Timperio suggested that after several drinks Mitchell may have developed “beer muscles.”
“Sometimes, you start drinking and all of a sudden you’re a tough guy,” Timperio argued, suggesting that Mitchell went outside intent upon engaging Bittinger.
Once Mitchell hit Bittinger, Timperio argued that his client was within his rights to hit back.
If, as Mitchell testified, Bittinger hit him repeatedly, “Wouldn’t his hands be all beat up?” Timperio questioned.
Krastek said in his closing remarks that the case turned on which man was more believable.
He questioned how Mitchell could receive injuries from his forehead to his chin with one punch.
The wounds to Mitchell’s face left him “unrecognizable to the friends he came to the bar with,” Krastek said.

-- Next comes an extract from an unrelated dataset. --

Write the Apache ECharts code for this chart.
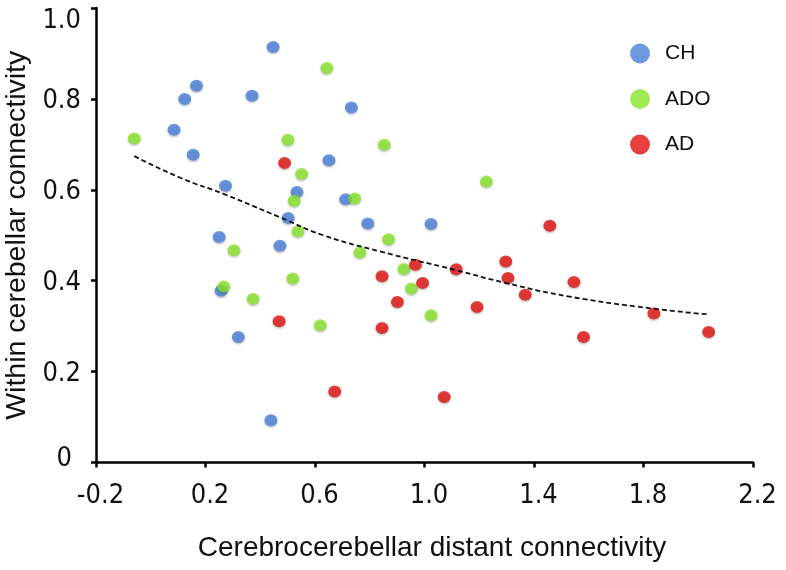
<!DOCTYPE html>
<html>
<head>
<meta charset="utf-8">
<script src="https://cdn.jsdelivr.net/npm/echarts@6/dist/echarts.min.js"></script>
<style>
html,body{margin:0;padding:0;background:#fff;}
#chart{width:786px;height:570px;}
</style>
</head>
<body>
<div id="chart"></div>
<script>
// ---- data ----
const seriesNames = ['CH', 'ADO', 'AD'];

const chData = [
  [0.447, 0.914], [0.167, 0.829], [0.124, 0.800], [0.370, 0.807], [0.085, 0.732],
  [0.155, 0.677], [0.273, 0.609], [0.733, 0.781], [0.651, 0.665], [0.534, 0.595],
  [0.712, 0.579], [0.502, 0.538], [0.793, 0.526], [1.024, 0.525], [0.250, 0.496],
  [0.472, 0.477], [0.257, 0.378], [0.320, 0.276], [0.439, 0.093]
];

const adoData = [
  [-0.060, 0.713], [0.643, 0.868], [0.501, 0.710], [0.853, 0.699], [0.551, 0.635],
  [0.524, 0.576], [0.745, 0.581], [1.226, 0.618], [0.538, 0.509], [0.869, 0.491],
  [0.304, 0.467], [0.764, 0.462], [0.519, 0.405], [0.267, 0.387], [0.374, 0.360],
  [0.619, 0.302], [0.925, 0.426], [0.952, 0.383], [1.024, 0.324]
];

const adData = [
  [0.489, 0.659], [1.458, 0.521], [0.967, 0.435], [1.116, 0.425], [1.297, 0.442],
  [0.845, 0.410], [0.993, 0.395], [1.305, 0.406], [1.368, 0.369], [0.901, 0.353],
  [1.192, 0.342], [1.546, 0.397], [0.845, 0.296], [0.469, 0.311], [1.838, 0.328],
  [1.581, 0.276], [2.038, 0.287], [0.672, 0.156], [1.072, 0.144]
];

const trendData = [
  [-0.06, 0.674], [0.11, 0.626], [0.27, 0.590], [0.47, 0.540], [0.63, 0.500],
  [0.84, 0.464], [1.11, 0.424], [1.29, 0.396], [1.53, 0.365], [1.83, 0.339], [2.035, 0.326]
];

const xTickValues = [-0.2, 0.2, 0.6, 1.0, 1.4, 1.8, 2.2];
const xTickLabels = ['-0.2', '0.2', '0.6', '1.0', '1.4', '1.8', '2.2'];
const yTickValues = [0, 0.2, 0.4, 0.6, 0.8, 1.0];
const yTickLabels = ['0', '0.2', '0.4', '0.6', '0.8', '1.0'];

const xTitle = 'Cerebrocerebellar distant connectivity';
const yTitle = 'Within cerebellar connectivity';

// ---- styling ----
const colors = ['#4a7fda', '#88e52c', '#e1110f'];
const narrow = "'Liberation Sans Narrow', 'Arial Narrow', 'DejaVu Sans Condensed', sans-serif";
const regular = "'Liberation Sans', Arial, sans-serif";

function labelFor(values, labels, v) {
  for (let i = 0; i < values.length; i++) {
    if (Math.abs(values[i] - v) < 1e-9) return labels[i];
  }
  return '';
}

const chart = echarts.init(document.getElementById('chart'), null, {renderer: 'canvas'});

function scatter(name, data, color) {
  return {
    name: name,
    type: 'scatter',
    data: data,
    symbol: 'circle',
    symbolSize: [13, 12],
    itemStyle: {
      color: color,
      shadowColor: 'rgba(0,0,0,0.28)',
      shadowBlur: 2,
      shadowOffsetY: 1.5
    },
    emphasis: {disabled: true},
    z: 2
  };
}

const option = {
  animation: false,
  backgroundColor: '#ffffff',
  grid: {left: 96, right: 33, top: 8, bottom: 107.5, containLabel: false, outerBoundsMode: 'none'},
  legend: {
    data: seriesNames,
    orient: 'vertical',
    left: 625,
    top: 38,
    itemWidth: 20,
    itemHeight: 20,
    itemGap: 24.5,
    icon: 'circle',
    textStyle: {fontFamily: regular, fontSize: 21, color: '#111', padding: [0, 0, 0, 10]}
  },
  xAxis: {
    type: 'value',
    min: -0.2,
    max: 2.2,
    splitLine: {show: false},
    axisLine: {show: true, onZero: false, lineStyle: {color: '#000', width: 2.5}},
    axisTick: {show: true, inside: false, length: 5, customValues: xTickValues,
               lineStyle: {color: '#000', width: 2.5}},
    axisLabel: {
      customValues: xTickValues,
      margin: 20,
      fontFamily: narrow,
      fontSize: 27,
      color: '#111',
      padding: [0, 0, 0, 9],
      formatter: v => labelFor(xTickValues, xTickLabels, v)
    },
    name: xTitle,
    nameLocation: 'middle',
    nameGap: 72,
    nameTextStyle: {fontFamily: regular, fontSize: 28, color: '#111', padding: [0, 0, 0, 15]}
  },
  yAxis: {
    type: 'value',
    min: 0,
    max: 1,
    splitLine: {show: false},
    axisLine: {show: true, onZero: false, lineStyle: {color: '#000', width: 2.5}},
    axisTick: {show: true, inside: false, length: 5, customValues: yTickValues,
               lineStyle: {color: '#000', width: 2.5}},
    axisLabel: {
      customValues: yTickValues,
      margin: 15,
      fontFamily: narrow,
      fontSize: 27,
      color: '#111',
      padding: [5, 0, 0, 0],
      formatter: v => {
        const s = labelFor(yTickValues, yTickLabels, v);
        if (Math.abs(v) < 1e-9) return '{z|' + s + '}';
        if (Math.abs(v - 1) < 1e-9) return '{t|' + s + '}';
        return s;
      },
      rich: {
        z: {fontFamily: narrow, fontSize: 27, color: '#111', padding: [0, 9, 12, 0]},
        t: {fontFamily: narrow, fontSize: 27, color: '#111', padding: [20, 0, 0, 0]}
      }
    },
    name: yTitle,
    nameLocation: 'middle',
    nameGap: 64,
    nameTextStyle: {fontFamily: regular, fontSize: 28.5, color: '#111'}
  },
  series: [
    scatter(seriesNames[0], chData, colors[0]),
    scatter(seriesNames[1], adoData, colors[1]),
    scatter(seriesNames[2], adData, colors[2]),
    {
      name: 'trend',
      type: 'line',
      data: trendData,
      smooth: true,
      symbol: 'none',
      lineStyle: {color: '#111', width: 1.8, type: [5, 3]},
      emphasis: {disabled: true},
      z: 3
    }
  ]
};

chart.setOption(option);
</script>
</body>
</html>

Even if Mitchell did hit Bittinger, Krastek asked the panel to reject a claim of self-defense.
“Please don’t find that because of one word or one punch that Ken Bittinger could have done this to another man,” Krastek said.
Mitchell testified his nose was split down the middle, his eyes blackened, and he had various cuts and bruises all over his face.
Before jurors heard closing remarks and started deliberating for the day, Judge Steve P. Leskinen denied a motion for mistrial made at the end of Tuesday’s court day.